In truth, at age 16 Hunter was the school drug dealer. She asks that we don’t share the name of her private Dallas high school (the one she attended after the Hockaday incident) where she was such a good student that she graduated a year early.

Marijuana, alcohol, cocaine — she loved drugs, she says. She started selling them not to feed a habit as much as to nourish her ego.

“Ego is when you edge God out,” she says. She points to the book “Alcoholics Anonymous”, which sits on her desk. “That’s where I got that acronym — E-G-O, see? I like acronyms.”

Her boyfriend, who was older, cooked the drugs, and she sold them.

“I was trapped in the money game,” she says. “I could make $1,000 for 20 minutes of work.”

And while that sounded pretty cool to the young rebel in Hunter, she knew deep down that something was terribly wrong.

“I thought I had it good, but I was living in fear. Constant fear. I no longer had a relationship with my family.”

One day, after sleeping for several hours — “I didn’t sleep much back then,” she says — she woke up staring at a copy of the Bible that a family member had given her.

“It was covered in dust — that made me feel bad. Then I prayed. I said, ‘God, I wish I had my life back.’ Well, be careful what you wish for. Less than 72 hours later, I was sitting in jail.”

Police raided Hunter’s place and locked her up — that wasn’t her last time in jail, either. She couldn’t shake the addiction, and she ultimately revisited prison multiple times.

“Let’s just say — all told — about a third of my life was spent in prison.”

It was during that last stint that she committed to getting clean.

She could have taken drugs while behind bars. Her cellmates regularly did, she says, but instead she asked for help.

“I began requesting substance abuse counseling immediately when I got to prison [in the 1990s]. It took two years for me to get into classes — Life Skills and Drug Education.”

After her last release, she embarked on an education in chemical dependency treatment that included becoming certified as a licensed chemical dependency counselor, certified clinical supervisor and certified anger resolution specialist.

Now she runs A Court Class, which specializes in drug counseling and education, especially for those in legal trouble because of drug abuse.

Neighborhood attorney Sharon Diaz says she refers her drug-related offenders to Hunter. Diaz says Hunter’s personal experience makes her an effective counselor.

“I send my criminal drug clients to her for evaluation and to get them sober to face their cases,” Diaz says. “She is amazing, and open about her journey.”

Hunter’s office is filled with gifts and cards from clients she has helped (one is from a well-known newscaster who was a heroin user, she confides).

“This is not a zip code problem,” she says. “People from all walks of life are subject to [drug or alcohol abuse problems].”
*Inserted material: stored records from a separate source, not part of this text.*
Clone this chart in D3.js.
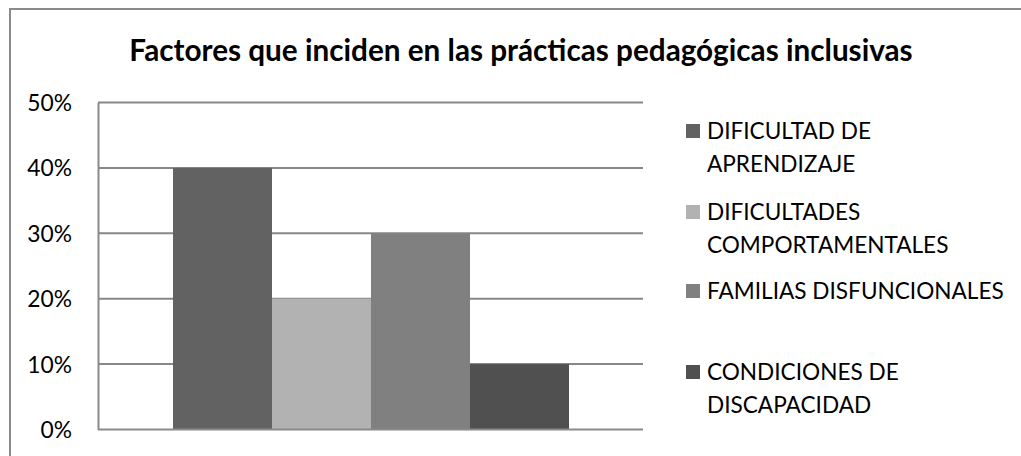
<!DOCTYPE html>
<html>
<head>
<meta charset="utf-8">
<script src="https://cdn.jsdelivr.net/npm/d3@7"></script>
<style>
  body { margin: 0; background: #fff; }
  text { font-family: Lato, "Open Sans", sans-serif; fill: #000; }
</style>
</head>
<body>
<div id="chart"></div>
<script>
// data
var categories = ["DIFICULTAD DE APRENDIZAJE", "DIFICULTADES COMPORTAMENTALES", "FAMILIAS DISFUNCIONALES", "CONDICIONES DE DISCAPACIDAD"]
var values = [0.40, 0.20, 0.30, 0.10]
var legendLines = [["DIFICULTAD DE", "APRENDIZAJE"], ["DIFICULTADES", "COMPORTAMENTALES"], ["FAMILIAS DISFUNCIONALES"], ["CONDICIONES DE", "DISCAPACIDAD"]]
var yTicks = [0, 0.1, 0.2, 0.3, 0.4, 0.5]
var colors = ["#626262", "#b2b2b2", "#808080", "#505050"]
var title = "Factores que inciden en las prácticas pedagógicas inclusivas"

const width = 1021
const height = 456
const plot = { left: 98, right: 643, top: 102.5, bottom: 429.5 }

const svg = d3.select('#chart').append('svg')
    .attr('width', width)
    .attr('height', height)

// outer chart border (runs off the right and bottom edge)
svg.append('rect')
    .attr('x', 10).attr('y', 9)
    .attr('width', 1030).attr('height', 470)
    .attr('fill', 'none')
    .attr('stroke', '#8a8a8a')
    .attr('stroke-width', 2)

svg.append('text')
    .attr('x', 521).attr('y', 61)
    .attr('text-anchor', 'middle')
    .attr('font-weight', 'bold')
    .attr('font-size', 29.7)
    .text(title)

const y = d3.scaleLinear().domain([0, 0.5]).range([plot.bottom, plot.top])
const x = d3.scaleBand().domain(d3.range(1)).range([plot.left, plot.right]).paddingInner(0).paddingOuter(0)
// one category group, the 4 series side by side
const xs = d3.scaleBand().domain(categories).range([x(0) + 75, x(0) + x.bandwidth() - 74])

// gridlines
svg.append('g')
    .selectAll('line')
    .data(yTicks.slice(1))
    .join('line')
    .attr('x1', plot.left).attr('x2', plot.right)
    .attr('y1', d => y(d)).attr('y2', d => y(d))
    .attr('stroke', '#878787')
    .attr('stroke-width', 2)

// y axis
const yAxis = svg.append('g')
    .attr('transform', `translate(${plot.left},0)`)
    .call(d3.axisLeft(y).tickValues(yTicks).tickFormat(d3.format('.0%')).tickSize(0).tickPadding(26))
yAxis.select('.domain').attr('stroke', '#8a8a8a').attr('stroke-width', 2)
yAxis.selectAll('text')
    .attr('font-size', 22.8)
    .attr('dy', '0.35em')
    .style('font-family', 'Lato, "Open Sans", sans-serif')

// bars
svg.append('g')
    .selectAll('rect')
    .data(values)
    .join('rect')
    .attr('x', (d, i) => xs(categories[i]))
    .attr('width', xs.bandwidth())
    .attr('y', d => y(d))
    .attr('height', d => y(0) - y(d))
    .attr('fill', (d, i) => colors[i])

// baseline
svg.append('line')
    .attr('x1', plot.left).attr('x2', plot.right)
    .attr('y1', y(0)).attr('y2', y(0))
    .attr('stroke', '#8a8a8a')
    .attr('stroke-width', 2)

// legend
const legendY = [139, 220, 299, 380]
const legend = svg.append('g')
    .selectAll('g')
    .data(legendLines)
    .join('g')
    .attr('transform', (d, i) => `translate(686,${legendY[i]})`)

legend.append('rect')
    .attr('x', 0).attr('y', -15)
    .attr('width', 14).attr('height', 14)
    .attr('fill', (d, i) => colors[i])

legend.append('text')
    .attr('x', 21)
    .attr('font-size', 22.6)
    .selectAll('tspan')
    .data(d => d)
    .join('tspan')
    .attr('x', 21)
    .attr('dy', (d, i) => i == 0 ? 0 : 32.5)
    .text(d => d)
</script>
</body>
</html>
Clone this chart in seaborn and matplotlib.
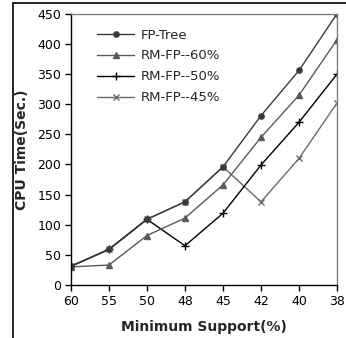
import pandas as pd
import numpy as np
import matplotlib.pyplot as plt
import seaborn as sns
from matplotlib.lines import Line2D

sns.set_style("white")
plt.rcParams['font.family'] = ['DejaVu Sans']

#### data
support = ['60', '55', '50', '48', '45', '42', '40', '38']
fp_tree = [31, 59, 109, 138, 196, 281, 356, 450]
rm_fp_60 = [30, 33, 82, 111, 166, 245, 315, 407]
rm_fp_50 = [31, 59, 109, 65, 119, 199, 270, 350]
rm_fp_45 = [31, 59, 109, 138, 196, 138, 210, 302]

series = ['FP-Tree', 'RM-FP--60%', 'RM-FP--50%', 'RM-FP--45%']
colors = ['#3a3a3a', '#5a5a5a', '#000000', '#6a6a6a']
markers = ['o', '^', '+', 'x']
msizes = [3.8, 4.8, 5.5, 5]

rows = []
for name, vals in zip(series, [fp_tree, rm_fp_60, rm_fp_50, rm_fp_45]):
    for i, v in enumerate(vals):
        rows.append({'pos': i, 'support': support[i], 'time': v, 'series': name})
df = pd.DataFrame(rows)

fig = plt.figure(figsize=(3.46, 3.38), dpi=100)
ax = fig.add_axes([0.205, 0.157, 0.769, 0.802])

# draw in reverse so FP-Tree sits on top
for name, c, m, ms in reversed(list(zip(series, colors, markers, msizes))):
    sns.lineplot(data=df[df['series'] == name], x='pos', y='time', ax=ax,
                 color=c, marker=m, markersize=ms, markeredgecolor=c,
                 markeredgewidth=1.0, linewidth=1.0, sort=False, legend=False)

ax.set_xlim(0, 7)
ax.set_ylim(0, 450)
ax.set_xticks(range(len(support)))
ax.set_xticklabels(support)
ax.set_yticks(np.arange(0, 451, 50))
ax.tick_params(axis='both', labelsize=9, direction='out', length=4, width=1,
               bottom=True, left=True, pad=3, colors='black')
ax.set_xlabel('Minimum Support(%)', fontsize=10, fontweight='bold', labelpad=9)
ax.set_ylabel('CPU Time(Sec.)', fontsize=10, fontweight='bold', labelpad=6)

for s in ['left', 'bottom']:
    ax.spines[s].set_color('black')
    ax.spines[s].set_linewidth(1.0)
for s in ['top', 'right']:
    ax.spines[s].set_color('#808080')
    ax.spines[s].set_linewidth(1.0)

handles = [Line2D([], [], color=c, marker=m, markersize=ms, markeredgecolor=c,
                  linewidth=1.0) for c, m, ms in zip(colors, markers, msizes)]
ax.legend(handles, series, loc='upper left', bbox_to_anchor=(0.07, 0.975),
          frameon=False, fontsize=9.5, handlelength=2.8, handletextpad=0.5,
          labelspacing=0.6, borderaxespad=0.2)

# outer border of the picture
fig.add_artist(Line2D([13 / 346, 13 / 346], [0, 1 - 3 / 338], transform=fig.transFigure,
                      color='black', linewidth=1.2))
fig.add_artist(Line2D([13 / 346, 1], [1 - 3 / 338, 1 - 3 / 338], transform=fig.transFigure,
                      color='black', linewidth=1.2))

fig.savefig('out.png', dpi=100)
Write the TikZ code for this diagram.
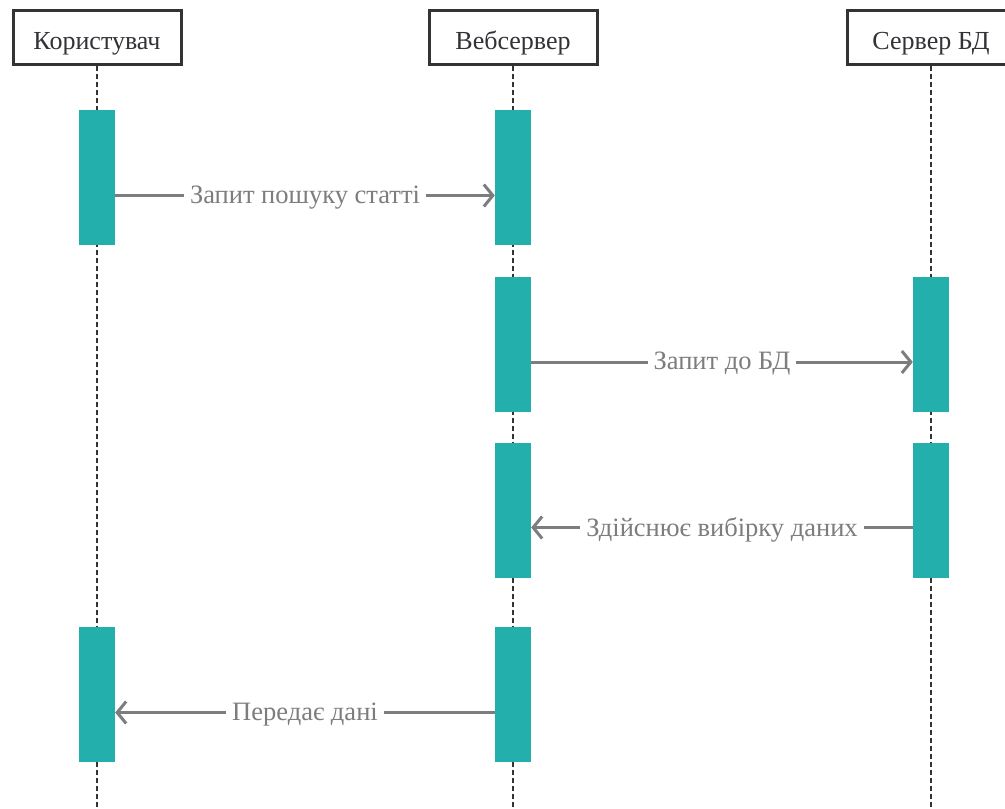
\documentclass[tikz,border=0pt]{standalone}
\usepackage{fontspec}
\setmainfont{Liberation Serif}
\usetikzlibrary{arrows.meta}
\definecolor{bar}{RGB}{35,176,172}
\definecolor{msg}{RGB}{125,125,125}
\definecolor{ink}{RGB}{50,50,55}

\begin{document}
\begin{tikzpicture}[x=1pt,y=-1pt,
  actor/.style = {draw=ink,line width=3pt,fill=white,minimum width=168pt,minimum height=54pt,
                  font=\fontsize{26}{30}\selectfont,text=ink,inner sep=0pt,text height=28pt,text depth=3pt},
  life/.style = {draw=ink,line width=2.6pt,dash pattern=on 5pt off 3pt},
  act/.style = {fill=bar,minimum width=36pt,minimum height=135pt,inner sep=0pt},
  call/.style = {draw=msg,line width=3pt,-{Straight Barb[length=9pt,width=22pt,line width=3pt]}},
  lbl/.style = {fill=white,text=msg,font=\fontsize{26.5}{30}\selectfont,inner sep=6pt,yshift=-2pt}]
\useasboundingbox (0,0) rectangle (1005,809);
\clip (0,0) rectangle (1005,809);

\node[actor] (user) at (97,37)  {Користувач};
\node[actor] (web)  at (513,37) {Вебсервер};
\node[actor] (db)   at (931,37) {Сервер БД};

\coordinate (user end) at (97,809);
\coordinate (web end)  at (513,809);
\coordinate (db end)   at (931,809);

\draw[life] (user) -- (user end);
\draw[life] (web) -- (web end);
\draw[life] (db) -- (db end);

\node[act] (u1) at (97,177.5)  {};
\node[act] (u2) at (97,694.5)  {};
\node[act] (w1) at (513,177.5) {};
\node[act] (w2) at (513,344)   {};
\node[act] (w3) at (513,510.5) {};
\node[act] (w4) at (513,694.5) {};
\node[act] (d1) at (931,344)   {};
\node[act] (d2) at (931,510.5) {};

\draw[call] ([yshift=-18pt]u1.east) -- node[lbl] {Запит пошуку статті} ([yshift=-18pt]w1.west);
\draw[call] ([yshift=-18pt]w2.east) -- node[lbl] {Запит до БД} ([yshift=-18pt]d1.west);
\draw[call] ([yshift=-17pt]d2.west) -- node[lbl] {Здійснює вибірку даних} ([yshift=-17pt]w3.east);
\draw[call] ([yshift=-18pt]w4.west) -- node[lbl] {Передає дані} ([yshift=-18pt]u2.east);
\end{tikzpicture}
\end{document}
For example, she mentions a high school student from a “good neighborhood” with whom she’s currently working. He and his friends were smoking marijuana in a garage in his gated community when an off-duty officer patroling the neighborhood arrested them. The youngster tried to run from the officer and, in the process, ran into him.

“Now the kid is looking at possession, assault and evading arrest charges. Those charges kept him from going to the college he had already been accepted to. Yes, what he did was very wrong, but he needs help. He needs someone to work on his behalf to make sure legal problems don’t prevent him from becoming a productive member of society.”

Hunter works closely with the courts to help people — some like this teenager, others with even deeper problems — successfully complete court-mandated probation and find sobriety. Each person is different and requires an individualized treatment plan, she says.

In addition to having a successful business that serves people from many Dallas neighborhoods, Hunter says her personal life is back on track and better than she could have ever imagined.

“I have a relationship with my mom. We talk every day. I have true friendships and intimate relationships.”

And maybe most importantly, she is at peace: Hunter says she doesn’t condemn herself today for what happened in the past.

Again, she reads from the literature on her desk: “Nothing, absolutely nothing happens in God’s world by mistake.”